# Northeast Ohio Squirrel



## AngusBarrows (Oct 1, 2017)

Just curious , where do you guys hunt squirrels in and around Northeast Ohio? We are having a hard time finding spots with large enough trees. I'm originally from western New York and there you had hardwoods for hundreds of miles. Made it easy to find good hunting areas. anyway any help would be greatly appreciated.


----------



## Tbomb55 (Nov 27, 2008)

This might help:
http://wildlife.ohiodnr.gov/wildlifeareas


----------



## snag (Dec 27, 2005)

In this area you have Berlin, west branch, la due and grand river, some areas have big timber some don't, I can't give out the best spots cause they are hard to find , just go to one of them and start hiking.
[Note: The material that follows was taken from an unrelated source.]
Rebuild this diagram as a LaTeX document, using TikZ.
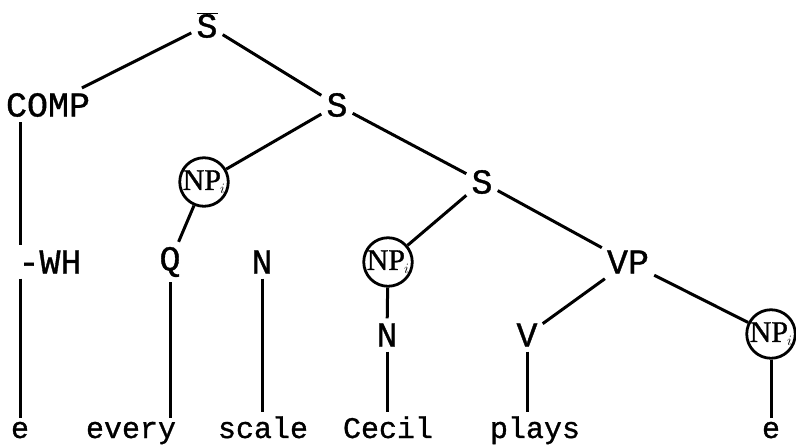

Sometimes you can see the big woodlots from the road. The key now is to find trees that have a good nut crop. Not all the trees this year are producing good some more than others.


----------



## Tyler8866 (Oct 6, 2016)

Usually in the front yard with a gamo pellet gun


----------



## AngusBarrows (Oct 1, 2017)

I think my neighbors would call the cops on me if I did that lol


----------



## bdawg (Apr 14, 2009)

There's a lot of mixed woodlands in NE Ohio. You can use Google Earth or some other program with aerial views to find the big woods in these wildlife area pretty easily. The hard part is finding the productive areas that aren't over hunted. I've hunted through some big beautiful hardwoods that looked like a ghost town. Seeing nothing bigger than a chipmunk. Other areas, I always have squirrels chattering at me when I'm bowhunting. Even shot a squirrel with a bow that I walked up to within 10 yards of on public land. Big fox squirrel.


----------